### WRITTEN REQUEST
Only the lines from the top of the listing below to the line that has "cello_label_v = [15.3, 13.8, 15.3, 15.0, 14.0, 15.8]" should be echoed, with both ends kept and pictures left out.

### DATA BLOCK
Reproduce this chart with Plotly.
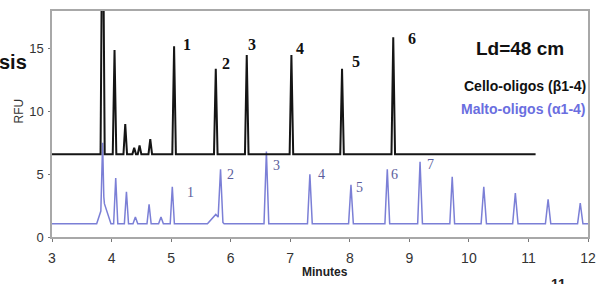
import plotly.graph_objects as go

# ---- data ----
x_ticks = [3, 4, 5, 6, 7, 8, 9, 10, 11, 12]
y_ticks = [0, 5, 10, 15]

# Cello-oligos (black trace)
cello_baseline = 6.6
cello_start, cello_end = 3.0, 11.12
cello_peak_t = [3.85, 4.05, 4.23, 4.38, 4.47, 4.65, 5.05, 5.75, 6.27, 7.02, 7.87, 8.73]
cello_peak_h = [30.0, 14.9, 9.0, 7.1, 7.3, 7.8, 15.2, 13.4, 14.5, 14.5, 13.4, 15.9]
cello_peak_w = [0.035, 0.03, 0.03, 0.03, 0.03, 0.03, 0.03, 0.03, 0.03, 0.03, 0.03, 0.03]
cello_labels = ["1", "2", "3", "4", "5", "6"]
cello_label_t = [5.27, 5.92, 6.36, 7.17, 8.1, 9.05]
cello_label_v = [15.3, 13.8, 15.3, 15.0, 14.0, 15.8]

# Malto-oligos (blue trace)
malto_baseline = 1.05
malto_start, malto_end = 3.0, 12.0
malto_peak_t = [3.85, 3.87, 4.07, 4.25, 4.4, 4.63, 4.83, 5.02, 5.75, 5.83, 6.6, 7.33, 8.02, 8.63, 9.18, 9.72, 10.25, 10.78, 11.33, 11.87]
malto_peak_h = [7.5, 2.8, 4.7, 3.6, 1.6, 2.6, 1.6, 4.0, 1.8, 5.4, 6.8, 5.0, 4.15, 5.4, 6.0, 4.8, 4.0, 3.5, 3.0, 2.7]
malto_peak_w = [0.03, 0.12, 0.035, 0.035, 0.04, 0.035, 0.04, 0.035, 0.14, 0.04, 0.04, 0.04, 0.04, 0.04, 0.04, 0.04, 0.045, 0.045, 0.045, 0.045]
malto_labels = ["1", "2", "3", "4", "5", "6", "7"]
malto_label_t = [5.32, 6.0, 6.77, 7.52, 8.17, 8.75, 9.35]
malto_label_v = [3.55, 4.97, 5.68, 4.97, 3.95, 4.97, 5.76]


def build_trace(start, end, base, pt, ph, pw):
    xs = {start, end}
    for t, w in zip(pt, pw):
        for x in (t - w, t, t + w):
            if start <= x <= end:
                xs.add(round(x, 4))
    xs = sorted(xs)
    ys = []
    for x in xs:
        v = base
        for t, h, w in zip(pt, ph, pw):
            f = 1 - abs(x - t) / w
            if f > 0:
                v = max(v, base + (h - base) * f)
        ys.append(v)
    return xs, ys


cx, cy = build_trace(cello_start, cello_end, cello_baseline, cello_peak_t, cello_peak_h, cello_peak_w)
mx, my = build_trace(malto_start, malto_end, malto_baseline, malto_peak_t, malto_peak_h, malto_peak_w)

BLUE = "#7b7fd6"
fig = go.Figure()
fig.add_trace(go.Scatter(x=mx, y=my, mode="lines", line=dict(color=BLUE, width=1.5), hoverinfo="skip"))
fig.add_trace(go.Scatter(x=cx, y=cy, mode="lines", line=dict(color="#151515", width=2), hoverinfo="skip"))

ann = []
for s, t, v in zip(cello_labels, cello_label_t, cello_label_v):
    ann.append(dict(x=t, y=v, text="<b>" + s + "</b>", showarrow=False, xref="x", yref="y",
                    font=dict(family="Liberation Serif", size=16, color="#111")))
for s, t, v in zip(malto_labels, malto_label_t, malto_label_v):
    ann.append(dict(x=t, y=v, text=s, showarrow=False, xref="x", yref="y",
                    font=dict(family="Liberation Serif", size=14, color="#5c5e9c")))

ann += [
    dict(x=11.63, y=15.0, xref="x", yref="y", text="<b>Ld=48 cm</b>", xanchor="right", showarrow=False,
         font=dict(family="Liberation Sans", size=19, color="#111")),
    dict(x=12.0, y=12.0, xref="x", yref="y", text="<b>Cello-oligos (β1-4)</b>", xanchor="right", showarrow=False,
         font=dict(family="Liberation Sans", size=14, color="#111")),
    dict(x=12.0, y=10.2, xref="x", yref="y", text="<b>Malto-oligos (α1-4)</b>", xanchor="right", showarrow=False,
         font=dict(family="Liberation Sans", size=14, color="#6a6ee0")),
    dict(x=-0.072, y=0.776, xref="paper", yref="paper", text="<b>sis</b>", showarrow=False,
         font=dict(family="Liberation Sans", size=20, color="#111")),
    dict(x=-0.061, y=0.557, xref="paper", yref="paper", text="RFU", textangle=-90, showarrow=False,
         font=dict(family="Liberation Sans", size=12, color="#333")),
    dict(x=0.51, y=-0.154, xref="paper", yref="paper", text="<b>Minutes</b>", showarrow=False,
         font=dict(family="Liberation Sans", size=12, color="#222")),
    dict(x=0.945, y=-0.21, xref="paper", yref="paper", text="<b>11</b>", showarrow=False,
         font=dict(family="Liberation Sans", size=14, color="#222")),
]
for a in ann:
    if "xanchor" not in a:
        a["xanchor"] = "center"
    a["yanchor"] = "middle"

fig.update_layout(
    width=605, height=284,
    margin=dict(l=52, r=12, t=9, b=47),
    paper_bgcolor="white", plot_bgcolor="white",
    showlegend=False,
    annotations=ann,
    xaxis=dict(range=[3, 12], tickvals=x_ticks, ticktext=[str(v) for v in x_ticks],
               ticks="outside", ticklen=3, tickcolor="#777",
               showline=True, linecolor="#a8a8a8", linewidth=1.5, mirror=True,
               showgrid=False, zeroline=False, ticklabelstandoff=4, ticklabeloverflow="allow",
               tickfont=dict(family="Liberation Sans", size=14, color="#333")),
    yaxis=dict(range=[0, 18], tickvals=y_ticks, ticktext=[str(v) for v in y_ticks],
               ticks="outside", ticklen=2, tickcolor="#777",
               showline=True, linecolor="#a8a8a8", linewidth=1.5, mirror=True,
               showgrid=False, zeroline=False, ticklabelstandoff=2,
               tickfont=dict(family="Liberation Sans", size=13, color="#333")),
)

fig.write_html("out.html", config={"displayModeBar": False},
               post_script="document.body.style.margin='0px';")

### RESPONSE
Reproduce this chart with Plotly.
import plotly.graph_objects as go

# ---- data ----
x_ticks = [3, 4, 5, 6, 7, 8, 9, 10, 11, 12]
y_ticks = [0, 5, 10, 15]

# Cello-oligos (black trace)
cello_baseline = 6.6
cello_start, cello_end = 3.0, 11.12
cello_peak_t = [3.85, 4.05, 4.23, 4.38, 4.47, 4.65, 5.05, 5.75, 6.27, 7.02, 7.87, 8.73]
cello_peak_h = [30.0, 14.9, 9.0, 7.1, 7.3, 7.8, 15.2, 13.4, 14.5, 14.5, 13.4, 15.9]
cello_peak_w = [0.035, 0.03, 0.03, 0.03, 0.03, 0.03, 0.03, 0.03, 0.03, 0.03, 0.03, 0.03]
cello_labels = ["1", "2", "3", "4", "5", "6"]
cello_label_t = [5.27, 5.92, 6.36, 7.17, 8.1, 9.05]
cello_label_v = [15.3, 13.8, 15.3, 15.0, 14.0, 15.8]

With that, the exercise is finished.